The media branded him the man with the Midas touch. Institutional and individual investors rushed to give him their money, eagerly paying management fees of 2 percent plus 20 percent of any gains, and pushed his funds’ assets earlier this year to $38 billion. In September, Forbes ranked him 17th on its list of the 400 richest Americans, with an estimated net worth of $15.5 billion. The man-who-could-do-no-wrong embarked on 2011 with confident predictions that a global economic recovery would strengthen, inflationary pressures would push gold to new highs and financial institutions would prosper.
This week Mr. Paulson reported his results through the third quarter, which ended Sept. 30. His flagship Advantage Plus and Advantage funds were down 47 percent and 32 percent. His Recovery Fund was down 31 percent. His once high-flying gold fund lost 16 percent in September, cutting its gains this year to just 1 percent. HSBC ranked Mr. Paulson’s Advantage Plus fund the fourth-worst-performing hedge fund in its entire universe, and that was before it recorded September’s dismal results.
It’s hard to feel all that bad for Mr. Paulson. For one thing, he remains fabulously wealthy despite his recent setbacks, and his management fees alone— 2 percent of roughly $30 billion— which depend only on the amount under management, and not performance, would amount to $600 million. His ability to stand back from the real estate mania and recognize it for the bubble it was offered the trade of a lifetime, one that few others had the courage or conviction to embrace.
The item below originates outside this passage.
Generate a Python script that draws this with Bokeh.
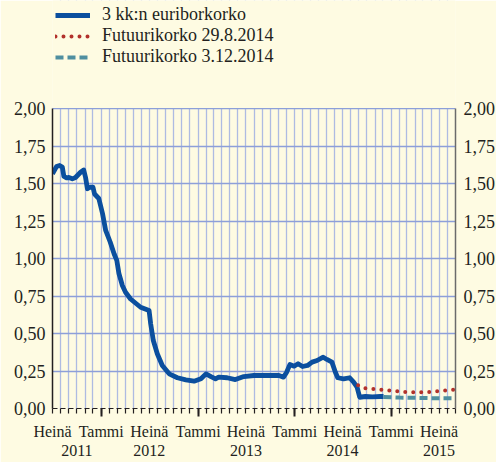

At the same time, Mr. Paulson has suffered the fate of most short-sellers, investors who typically make bets on the misfortunes of others. Markets arguably need such speculators to provide liquidity and price discovery. But to many if not most people, there’s something distasteful, even offensive, about profiting from the suffering of others, especially so for the protesters occupying Zuccotti Park.
It’s not as if Mr. Paulson gained his wealth by creating new technology that transformed lives, like Steve Jobs (net worth $7 billion, according to Forbes) or Mark Zuckerberg ($17.5 billion), or by entertaining people (Oprah Winfrey, $2.7 billion) or clothing them (Ralph Lauren, $6.1 billion). No one’s protesting against them.
Even among the elite group of billionaire hedge fund managers, Mr. Paulson is distinctive, and not only because he appears to be the richest. He was the only one of them targeted by the protestors on their march through the Upper East Side, and he displayed a tin ear when he lectured them (in a news release) about how much he pays in taxes, adding: “Instead of vilifying our most successful businesses, we should be supporting them and encouraging them to remain in New York City and continue to grow.”
More fundamentally, allegations made last year by the Securities and Exchange Commission in its civil fraud suit against Goldman Sachs Company, which Goldman settled by paying a record $550 million, made clear that Mr. Paulson didn’t earn his billions purely because of his shrewd market insights. He helped select the mortgages he was betting against, the ones most likely to default, something Goldman failed to tell the party on the other side of the bet. This wasn’t a level playing field, which contributed to the protestors’ allegations that Wall Street is a game rigged to benefit the wealthy and powerful.